I'll probably create another issue.

Your error looks more like T6228 and T6433

Well actually it's the same exception, the message was slightly changed ~26 days ago, see rPHU0135e57181a91e1f342338d62782754e0bd31e59
Ok so let's sum this up:

Some commits cannot be imported:

rd@ly-phabricator:~/phabricator$ ./bin/repository importing E
rEfa3b374825f1f99d53bad22a1d4c52834342db93 Change, Owners, Herald
rE85369cdf3eb47d88cb39d11079b9dbf8b925371d Change, Owners, Herald
rE1ffcd1eea76daf11ff5b25605f8bc630af646227 Change, Owners, Herald
rE65718876b5791a548e5a0c6f6c136d38616842c4 Change, Owners, Herald
rEb46a1d9527c67a7b64993775e46d92f1d0608f2c Change, Owners, Herald
rd@ly-phabricator:~/phabricator$

When reparsing one of them with such command line:

rd@ly-phabricator:~/phabricator$ ./scripts/repository/reparse.php --message --change --owners --herald rEb46a1d9527c67a7b64993775e46d92f1d0608f2c

I got the expection specified in my previous message.
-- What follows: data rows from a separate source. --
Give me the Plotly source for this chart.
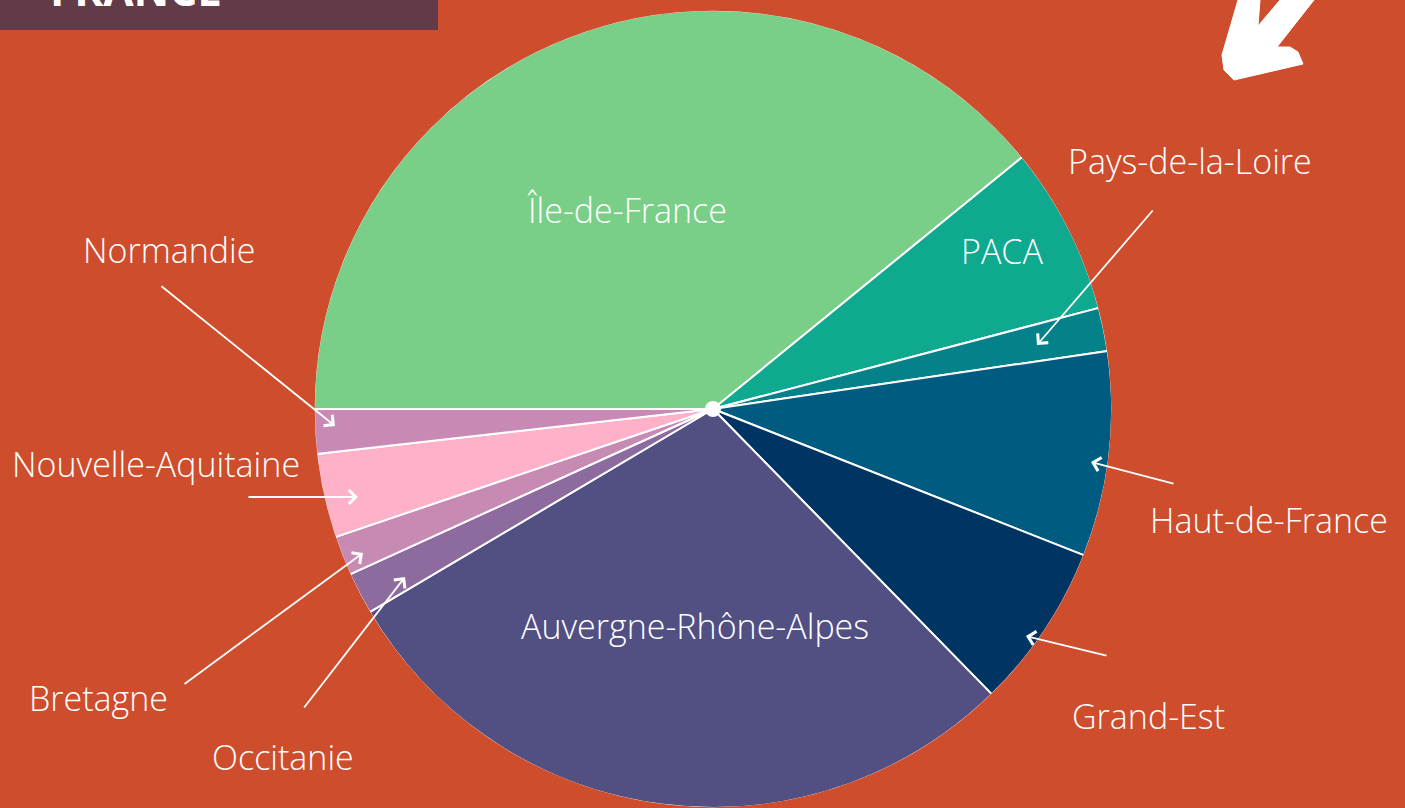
import plotly.graph_objects as go

W, H = 1405, 808

# Regions and their share (percent), in slice order clockwise from 9 o'clock
regions = [
    "Île-de-France", "PACA", "Pays-de-la-Loire", "Haut-de-France", "Grand-Est",
    "Auvergne-Rhône-Alpes", "Occitanie", "Bretagne", "Nouvelle-Aquitaine", "Normandie",
]
shares = [39.1, 6.8, 1.75, 8.3, 6.7, 28.8, 1.7, 1.6, 3.4, 1.8]
colors = [
    "#79CF87", "#0EA98F", "#05818A", "#005B80", "#003462",
    "#524F83", "#8D6B9E", "#C68AB3", "#FFB1CA", "#C88AB5",
]

# Label placement in page pixels (centre of text)
inside_labels = {
    "Île-de-France": (627, 210),
    "PACA": (1002, 251),
    "Auvergne-Rhône-Alpes": (695, 626),
}
outside_labels = {
    "Normandie": ((169, 250), (160, 285), (335, 426)),
    "Nouvelle-Aquitaine": ((156, 464), (247, 497), (358, 497)),
    "Bretagne": ((98, 698), (183, 685), (363, 553)),
    "Occitanie": ((283, 757), (303, 709), (405, 577)),
    "Pays-de-la-Loire": ((1190, 161), (1154, 209), (1037, 345)),
    "Haut-de-France": ((1269, 520), (1175, 484), (1091, 462)),
    "Grand-Est": ((1148, 716), (1108, 656), (1026, 636)),
}

BG = "#CE4D2C"
FONT = "Open Sans"
LABEL_SIZE = 34


def px(x, y):
    # page pixels -> paper coordinates
    return x / W, 1 - y / H


cx, cy, r = 713, 409, 399

fig = go.Figure()

fig.add_trace(
    go.Pie(
        labels=regions,
        values=shares,
        sort=False,
        direction="clockwise",
        rotation=270,
        marker=dict(colors=colors, line=dict(color="white", width=2)),
        textinfo="none",
        hoverinfo="label+percent",
        showlegend=False,
        domain=dict(
            x=[(cx - r) / W, (cx + r) / W],
            y=[1 - (cy + r) / H, 1 - (cy - r) / H],
        ),
    )
)

annotations = []
for name, (x, y) in inside_labels.items():
    ax_, ay_ = px(x, y)
    annotations.append(dict(
        x=ax_, y=ay_, xref="paper", yref="paper", text=name, showarrow=False,
        font=dict(family=FONT, size=LABEL_SIZE, color="white", weight=300),
        xanchor="center", yanchor="middle",
    ))

for name, ((lx, ly), (tx, ty), (hx, hy)) in outside_labels.items():
    ax_, ay_ = px(lx, ly)
    annotations.append(dict(
        x=ax_, y=ay_, xref="paper", yref="paper", text=name, showarrow=False,
        font=dict(family=FONT, size=LABEL_SIZE, color="white", weight=300),
        xanchor="center", yanchor="middle",
    ))
    hxp, hyp = px(hx, hy)
    annotations.append(dict(
        x=hxp, y=hyp, xref="paper", yref="paper", text="",
        showarrow=True, ax=tx - hx, ay=ty - hy,
        arrowhead=4, arrowsize=1.5, arrowwidth=1.8, arrowcolor="white",
    ))

# Title tab, mostly cut off at the top of the page
tx_, ty_ = px(136, -11)
annotations.append(dict(
    x=tx_, y=ty_, xref="paper", yref="paper", text="<b>FRANCE</b>",
    showarrow=False, font=dict(family=FONT, size=44, color="white"),
    xanchor="center", yanchor="middle",
))

shapes = []
x0, y1 = px(0, 0)
x1, y0 = px(438, 30)
shapes.append(dict(type="rect", xref="paper", yref="paper", x0=x0, y0=y0, x1=x1, y1=y1,
                   fillcolor="#633A48", line=dict(width=0), layer="below"))

# Hide the white outer rim of the pie (reference has only inner separators)
o0x, o0y = px(cx - r - 0.5, cy + r + 0.5)
o1x, o1y = px(cx + r + 0.5, cy - r - 0.5)
shapes.append(dict(type="circle", xref="paper", yref="paper",
                   x0=o0x, y0=o0y, x1=o1x, y1=o1y,
                   fillcolor="rgba(0,0,0,0)", line=dict(color=BG, width=2.5)))

# Hand-drawn white arrow in the top right corner
arrow_pts = [
    (1238, 0), (1222, 55), (1224, 70), (1234, 80), (1303, 64), (1298, 52),
    (1290, 47), (1277, 47), (1314, 0), (1280, 0), (1258, 26), (1260, 0),
]
path = ""
for i, (x, y) in enumerate(arrow_pts):
    xp, yp = px(x, y)
    path += ("M" if i == 0 else "L") + f"{xp:.5f},{yp:.5f} "
path += "Z"
shapes.append(dict(type="path", xref="paper", yref="paper", path=path,
                   fillcolor="white", line=dict(color="white", width=1)))

# Small white dot at the pie centre
d0x, d0y = px(cx - 8, cy + 8)
d1x, d1y = px(cx + 8, cy - 8)
shapes.append(dict(type="circle", xref="paper", yref="paper",
                   x0=d0x, y0=d0y, x1=d1x, y1=d1y,
                   fillcolor="white", line=dict(color="white", width=0)))

fig.update_layout(
    width=W, height=H,
    margin=dict(l=0, r=0, t=0, b=0),
    paper_bgcolor=BG, plot_bgcolor=BG,
    annotations=annotations,
    shapes=shapes,
    font=dict(family=FONT),
)

fig.write_html(
    "out.html",
    config={"displayModeBar": False},
    post_script="document.body.style.margin='0';",
)
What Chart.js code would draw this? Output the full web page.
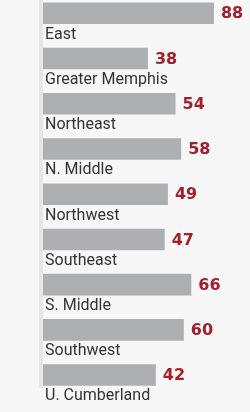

[2014-12-03 11:18:45] EXCEPTION: (AphrontCharacterSetQueryException) Attempting to construct a query using a non-utf8 string when utf8 is expected. Use the `%B` conversion to escape binary strings data. at [<phutil>/src/aphront/storage/connection/mysql/AphrontBaseMySQLDatabaseConnection.php:331]

I've added some echo/print_r to troubleshoot was going on, here's my findings:

  • We're currently inside lookupOrCreatePaths from PhabricatorRepositoryCommitChangeParserWorker.php
  • There are some $missing_paths

However, same as @danbst, at least one file has invalid char in the filename, mine is:

Facture-Avoir N° 094169.PDF

Which is fine in windows explorer.

This comment was removed by PhoneixS.

@TiTi were you able to get around this issue?

I still have the issue, even when upgrading Phabricator.

So I did:

./bin/repository mark-imported <repository>

Which flag the repo. as imported so it keeps working.
However I still have the bad commits when doing:

./bin/repository importing <repository>

But I don't care that much because they are old commits.